Nottingham has two players still going in the German Masters, both of whom are terrific value.
Anthony Hamilton and Michael Holt each have a genuine quality. They say it as they see it without any recourse to redundant platitudes.
Hamilton won a nervy, engrossing decider to see off Judd Trump, snooker’s best, or most expensively, dressed man.
It was Trump who reportedly spent a four figure sum on a pair of shoes which proved unsuitable to wear at the Masters. Hamilton, on the other hand, has been told by World Snooker he needs to smarten up his appearance.
“I look like a bag of spanners,” was his own somewhat withering verdict on the general state of his attire. Elaborating further, he added: “I don’t want to spend money on snooker stuff.”
“Tramp beats Trump” was the cruel suggested headline backstage, but only in fun. Anthony is a top bloke, not afraid to be self deprecating in the rather self important world of professional sport. His laconic nature and brutal honesty is refreshing when so many play the PR game or give you nothing but a few bland epithets.
Years ago he was nicknamed ‘Swampy’ after a young man of the same name who burrowed underground in a bid to stop road building projects. This moniker was not especially complimentary but it was bestowed with some affection.
Disappointingly, Hamilton revealed his shoes had actually cost £200, which seems to me a large enough amount for shoes.
He was certainly tidy on the table. Trump had him in trouble on the back cushion trailing 31-0 in their decider but Hamilton knocked in a great long red and took the lead before eventually prevailing on the green.
Trump, like many players here, was not enamoured with the table and general playing conditions. This may well have played its part but there is no disguising a general malaise in his game and confidence at the moment. The only way to move on from it is to accept and face it.
He’s only 23 and he’s the world no.2. He’s already made 50 centuries this season. This is not a career crisis, just a bit of a slump, one which every player has had to endure at some time.
So on to Nottingham’s other potting prince, who yesterday won two matches with strong performances.
Holt kicked off against Mark Williams with a 144, beat him 5-1 and defeated Kurt Maflin 5-3 at night. He has never been beyond the quarter-final stage of a ranking event but is cueing well and has been mentally sound too.
Holt wears his heart on his sleeve but this week in chilly Berlin, to complicate a metaphor, has been wearing an overcoat.
In other words, his emotions have been largely kept inside and he has channelled his focus into playing.
As with Hamilton, there is much to like about Holt. Some players think they are better than they actually are. I think if anything Michael’s problem has been the reverse: that he hasn’t fully realised how good he is. Maybe this is why confidence has been in short supply at various times in his career.
When you look at everyone who has played snooker, dreaming of making it in the professional ranks, the vast majority have failed to do so. Holt is a top 32 player and has won two pro titles. This puts him up there in the top 10-15% of anyone who has ever played on the circuit.

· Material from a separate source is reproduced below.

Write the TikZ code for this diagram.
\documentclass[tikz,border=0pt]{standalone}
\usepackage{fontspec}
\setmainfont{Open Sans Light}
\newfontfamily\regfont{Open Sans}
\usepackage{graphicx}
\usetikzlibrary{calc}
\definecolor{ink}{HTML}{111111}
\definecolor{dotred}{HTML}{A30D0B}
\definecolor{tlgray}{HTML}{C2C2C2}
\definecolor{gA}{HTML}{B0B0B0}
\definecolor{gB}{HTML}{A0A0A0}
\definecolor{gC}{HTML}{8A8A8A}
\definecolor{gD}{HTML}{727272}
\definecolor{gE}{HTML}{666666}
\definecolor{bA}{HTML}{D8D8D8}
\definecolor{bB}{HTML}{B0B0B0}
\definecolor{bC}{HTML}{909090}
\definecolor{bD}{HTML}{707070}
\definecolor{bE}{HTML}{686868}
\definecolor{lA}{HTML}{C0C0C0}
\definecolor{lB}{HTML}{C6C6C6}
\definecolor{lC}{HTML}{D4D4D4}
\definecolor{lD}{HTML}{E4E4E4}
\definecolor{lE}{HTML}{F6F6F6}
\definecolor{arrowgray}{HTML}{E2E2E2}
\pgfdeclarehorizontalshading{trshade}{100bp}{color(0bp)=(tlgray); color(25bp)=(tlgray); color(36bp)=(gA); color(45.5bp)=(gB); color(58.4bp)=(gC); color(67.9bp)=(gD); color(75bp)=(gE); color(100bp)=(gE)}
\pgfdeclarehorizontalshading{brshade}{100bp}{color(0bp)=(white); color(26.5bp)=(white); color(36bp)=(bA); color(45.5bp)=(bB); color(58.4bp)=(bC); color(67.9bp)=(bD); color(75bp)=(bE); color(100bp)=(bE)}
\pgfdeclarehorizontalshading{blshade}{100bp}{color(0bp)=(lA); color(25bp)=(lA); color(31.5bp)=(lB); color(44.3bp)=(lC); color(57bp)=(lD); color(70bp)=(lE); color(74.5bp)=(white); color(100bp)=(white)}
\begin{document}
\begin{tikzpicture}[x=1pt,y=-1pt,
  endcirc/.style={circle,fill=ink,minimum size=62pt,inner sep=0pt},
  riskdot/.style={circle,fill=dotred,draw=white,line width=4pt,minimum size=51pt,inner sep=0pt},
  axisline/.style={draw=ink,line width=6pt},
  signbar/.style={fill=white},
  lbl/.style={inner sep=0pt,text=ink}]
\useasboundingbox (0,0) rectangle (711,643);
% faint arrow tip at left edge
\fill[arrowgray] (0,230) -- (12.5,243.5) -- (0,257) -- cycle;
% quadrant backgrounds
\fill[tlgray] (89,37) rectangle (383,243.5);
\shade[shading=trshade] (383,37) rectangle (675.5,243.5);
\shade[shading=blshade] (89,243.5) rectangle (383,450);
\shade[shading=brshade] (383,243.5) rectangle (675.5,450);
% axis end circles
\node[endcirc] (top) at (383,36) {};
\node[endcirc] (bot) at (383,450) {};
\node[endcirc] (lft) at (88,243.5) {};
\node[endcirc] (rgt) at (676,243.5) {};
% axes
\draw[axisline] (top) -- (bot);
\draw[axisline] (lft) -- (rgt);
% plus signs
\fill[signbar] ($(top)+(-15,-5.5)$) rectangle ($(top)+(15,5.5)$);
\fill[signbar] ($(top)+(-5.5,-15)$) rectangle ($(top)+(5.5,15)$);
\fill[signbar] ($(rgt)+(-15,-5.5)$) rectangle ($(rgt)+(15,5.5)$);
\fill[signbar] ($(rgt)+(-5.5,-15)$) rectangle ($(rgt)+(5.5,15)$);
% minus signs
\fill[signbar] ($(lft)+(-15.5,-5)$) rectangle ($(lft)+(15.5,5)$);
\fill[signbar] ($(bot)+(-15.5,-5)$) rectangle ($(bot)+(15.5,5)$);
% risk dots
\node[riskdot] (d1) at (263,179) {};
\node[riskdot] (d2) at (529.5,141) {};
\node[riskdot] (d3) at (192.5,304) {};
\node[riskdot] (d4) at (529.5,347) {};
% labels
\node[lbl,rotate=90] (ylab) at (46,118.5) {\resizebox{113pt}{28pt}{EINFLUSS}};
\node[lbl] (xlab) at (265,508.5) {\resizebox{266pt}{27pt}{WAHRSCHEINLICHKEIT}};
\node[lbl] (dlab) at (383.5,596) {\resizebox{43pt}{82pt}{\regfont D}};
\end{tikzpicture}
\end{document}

Successful sports people have to have an arrogance: an unshakable belief that they are more than good. This is frowned upon in most walks of life, especially if said arrogant person actually is as good as they think.
Michael isn’t arrogant but perhaps needs to be because he can win this title if he really believes in himself.
What else has been happening? Mark Selby serenely continues his run, although Ding Junhui will surely be a tougher challenge than he has had thus far.
Neil Robertson was 3-1 up on Andrew Higginson last night and promptly went to the practice table, which says everything about his determination.
Graeme Dott won a high quality affair with Dave Harold and will now face Shaun Murphy, the player he superseded as world champion seven years ago.
Perhaps the best performance of the day, if not the tournament, came from Barry Hawkins, who took the game to Mark Allen and beat him 5-1.
Hawkins played like Allen at his best: confident, aggressive, going for his shots and getting them. He finished with two centuries. This was classy stuff from the Aussie Open champion.
I won’t bore you with details of my sightseeing tour of Berlin, accept to say that if you have any interest in the world and its history, it was fascinating. Any player who claims to be bored at a tournament only needs to venture outside. There really is more to life than snooker.
This afternoon’s TV match at 1pm local time (12pm in the UK) is Selby v Ding. Robertson v Murphy or Dott is currently favourite to be the televised quarter-final this evening.